Although business acquisition agreements differ in details, they all share the same basic structure. The typical agreement contains the following:
- Terms of the transaction – identification of the assets or stock to be transferred, consideration to be paid, and mechanics of the transaction
- Provisions of the terms – specific conditions placed on the terms of the transaction, such as employment contracts
- Stock provisions – if stock or other securities are used as payment, terms relating to registration
- Representations and warranties of the seller – this includes assurances of good title, profitability, etc.
- Representations and warranties of the purchaser – this includes assurances of prompt payment
- Covenants of the seller – in other words, promises to do or not to do something before closing
- Conditions to the purchaser’s obligation to close – events that must happen for the purchaser to be bound to buy from the seller
- Conditions to the seller’s obligation to close – events that must happen for the seller to be bound to sell to the purchaser
- Closing and termination provisions – these are mostly last minute assurances by seller to comfort the purchaser’s fears
- Indemnification clauses – amount of money that can be claimed if something is wrong with the deal
- Other clauses – these include finders’ fees, expenses, and common trade agreements
The seller in an acquisition agreement must provide much more information and assurance to the purchaser because in most cases the seller simply desires money in exchange for the business to be sold, and cash does not need to be proven to be good. The purchaser only must provide comparable assurances if the seller is retaining stock in their former business, because the seller will not be able to sell their stock for a significant amount of time.
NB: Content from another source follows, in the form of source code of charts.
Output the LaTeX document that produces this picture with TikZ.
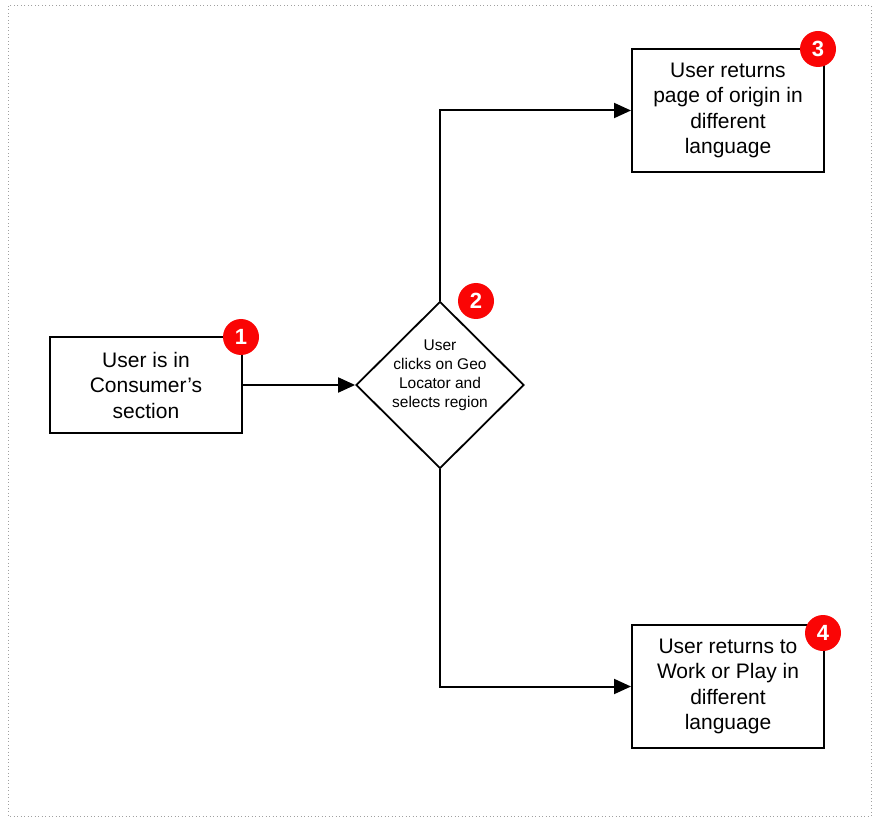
\documentclass[tikz,border=0pt]{standalone}
\usepackage{fontspec}
\setmainfont{Liberation Sans}
\usetikzlibrary{arrows.meta,shapes.geometric}
\definecolor{badgered}{RGB}{250,5,5}
\definecolor{framegray}{RGB}{160,160,160}
\tikzset{
  procbox/.style={draw=black, line width=2pt, fill=white, inner sep=0pt,
    minimum width=192pt, align=center,
    font=\fontsize{21pt}{25.5pt}\selectfont},
  decisionshape/.style={draw=black, line width=1.8pt, fill=white, diamond, inner sep=0pt,
    minimum width=168pt, minimum height=167pt},
  decisiontext/.style={align=center, inner sep=0pt,
    font=\fontsize{15.5pt}{19pt}\selectfont},
  badge/.style={circle, fill=badgered, text=white, inner sep=0pt, minimum size=36pt,
    font=\fontsize{22pt}{22pt}\selectfont\bfseries},
  flow/.style={line width=2pt, -{Triangle[length=17pt,width=15pt]}},
}
\begin{document}
\begin{tikzpicture}[x=1pt,y=-1pt]
\useasboundingbox (0,0) rectangle (873,818);
\draw[framegray, line width=1pt, dash pattern=on 1pt off 2.5pt] (8,6) rectangle (871,816);

\node[procbox, minimum height=96pt] (b1) at (146,385) {User is in\\Consumer's\\section};
\node[decisionshape] (d) at (440,385) {};
\node[decisiontext] (dt) at (440,375) {User\\clicks on Geo\\Locator and\\selects region};
\node[procbox, minimum height=123pt] (b3) at (728,110.5) {User returns\\page of origin in\\different\\language};
\node[procbox, minimum height=123pt] (b4) at (728,686.5) {User returns to\\Work or Play in\\different\\language};

\draw[flow] (b1.east) -- (d.west);
\draw[flow] (d.north) |- (b3.west);
\draw[flow] (d.south) |- (b4.west);

\node[badge] (n1) at (241,337) {1};
\node[badge] (n2) at (476,301) {2};
\node[badge] (n3) at (818,49) {3};
\node[badge] (n4) at (823,633) {4};
\end{tikzpicture}
\end{document}
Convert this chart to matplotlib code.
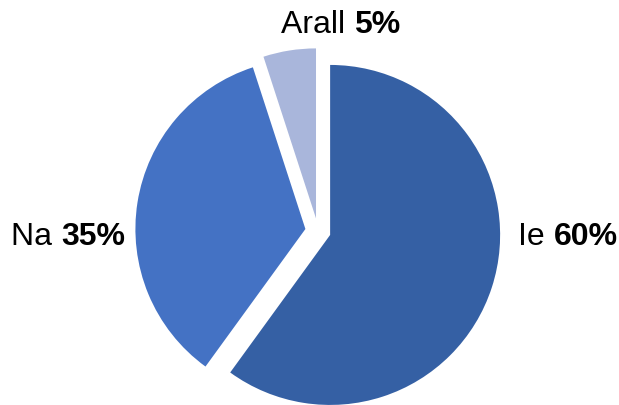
import matplotlib
matplotlib.use("Agg")
import matplotlib.pyplot as plt

labels = ["Ie", "Na", "Arall"]
values = [60, 35, 5]
colors = ["#3560A4", "#4472C4", "#A9B6DB"]

plt.rcParams["font.family"] = ["Liberation Sans", "DejaVu Sans"]

W, H = 619, 405
cx, cy, r = 318, 231, 170  # pie centre and radius in pixels


def to_data(px, py):
    return (px - cx) / r, (cy - py) / r


fig = plt.figure(figsize=(W / 100, H / 100), dpi=100)
ax = fig.add_axes([0, 0, 1, 1])
ax.pie(values, colors=colors, startangle=90, counterclock=False,
       explode=[0.075] * len(values), radius=1,
       wedgeprops=dict(linewidth=0))
ax.set_xlim(-cx / r, (W - cx) / r)
ax.set_ylim(-(H - cy) / r, cy / r)
ax.set_aspect("equal")
ax.axis("off")

# label positions (left x, baseline y) in pixels
label_pos = {"Ie": (518, 245), "Na": (11, 245), "Arall": (281, 33)}
fs = 23
for lab, val in zip(labels, values):
    x, y = to_data(*label_pos[lab])
    t = ax.text(x, y, lab + " ", fontsize=fs, ha="left", va="baseline")
    ax.annotate(f"{val}%", xy=(1, 0), xycoords=t, fontsize=fs,
                fontweight="bold", ha="left", va="bottom")

fig.savefig("out.png", dpi=100)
Using older acquisition agreements as a model is a very common mistake that leads to many problems for purchasers. Every transaction is different and using a form from past acquisitions informs the other party that you find this deal unworthy of your respect or time and that you do not care about the details of the current deal. Even worse, using a past form tells the other party of the concessions you were willing to make in your last deal, which may encourage the other party to renegotiate and drive a harder bargain on terms you believed had been resolved.
If you greatly wish to save time, use a preliminary form that does not contain very many detailed terms. It can be useful as a starting point for your current deal but does not give very much detailed information about your past deals.
Business acquisition agreements have a basic structure, but many parts may be perplexing, particularly if the other party is very experienced and savvy. Don’t let yourself be fooled into believing any promises about the acquisition agreement without first having it reviewed by a good attorney who can explain to you what each part means. A business attorney can also draft a new business acquisition agreement that meets the needs of your situation.